Looming even bigger than the inclusion of LIV golfers is the commercial business of the Ryder Cup in Europe.

This week, Endeavor and Fenway Sports Group emerged as potential alternative PGA Tour investors to the Saudi Arabian Public Investment Fund. But if the PGA Tour, DP World Tour, and PIF reach a definitive agreement, the newly formed PGA Tour Enterprises entity would have control of the DP World Tour’s commercial operations, which include the 60% stake in Ryder Cup Europe. That means Ryder Cup Europe would be majority-controlled by a company with PGA Tour commissioner Jay Monahan as CEO and PIF governor Yasir Al-Rumayyan as chairman.

For now, executives from Ryder Cup Europe, the PGA of America, and even U.S. media rights holder NBC Sports have told FOS there is nothing to worry about here. “We will always protect the [Ryder Cup’s] unique Europeanness,” said Kinnings, who also serves as chief commercial officer for the European Tour Group. 

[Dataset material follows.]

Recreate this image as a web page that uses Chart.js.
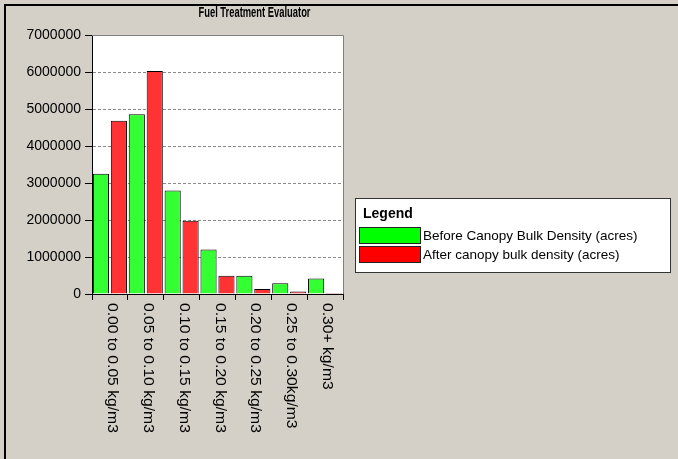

The PGA Tour, which currently doesn’t have a stake in the Ryder Cup, hasn’t commented on much related to the PIF deal while negotiations play out. Still, it seems counterintuitive for a company led by the U.S.-based PGA Tour’s top official to be in charge of European operations.

A Rare Showcase

Despite any present and future conflicts, the Ryder Cup remains one of the most prestigious and popular events in golf.

NBC Sports is paying a reported $440 million over 15 years for U.S. rights to the event — $55 million for each 72-hour slice of team action. “The fact that you wait every two years and it is only three days makes the concentration of those three days that much stronger,” NBC Sports executive vice president of golf Tom Knapp told FOS.

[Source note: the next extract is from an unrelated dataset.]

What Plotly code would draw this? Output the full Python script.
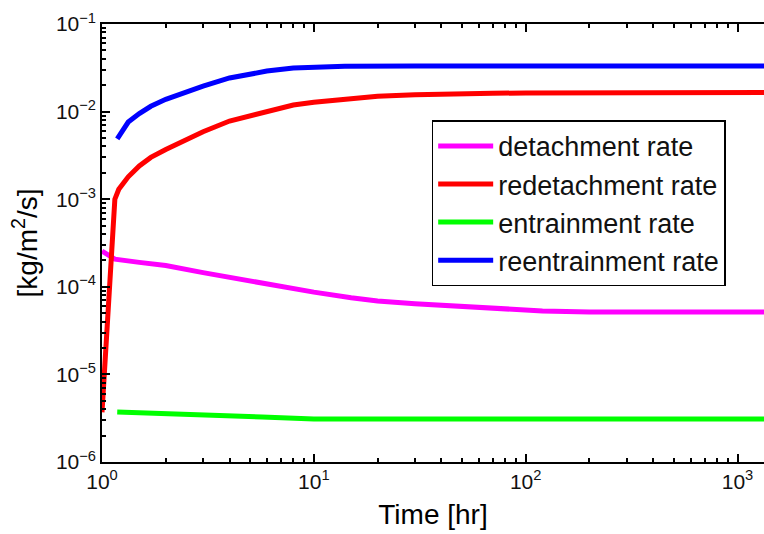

NBC exceeded its sponsorship and ad sales goals for this edition, which lead network golf analyst Paul Azinger says is 10 times what it was when he played in the event. “In ’91, the president of NBC was wondering why it was on his TV,” he recalled.

Once the final putt drops in Rome, attention will shift to 2025, when the Ryder Cup will head to New York for a taste of the beloved — and feared — Bethpage Black Golf Course, a previous U.S. Open and PGA Championship host. In 2027, the event heads to Ireland — Ryder Cup Europe hopes to announce a 2031 host by the end of this year, telling FOS it has interest from multiple European governments. 

But with the bombshell PGA Tour-PIF agreement moving towards official status, the bigger questions are what professional golf will look like in the coming years — and how the Ryder Cup will reflect those changes.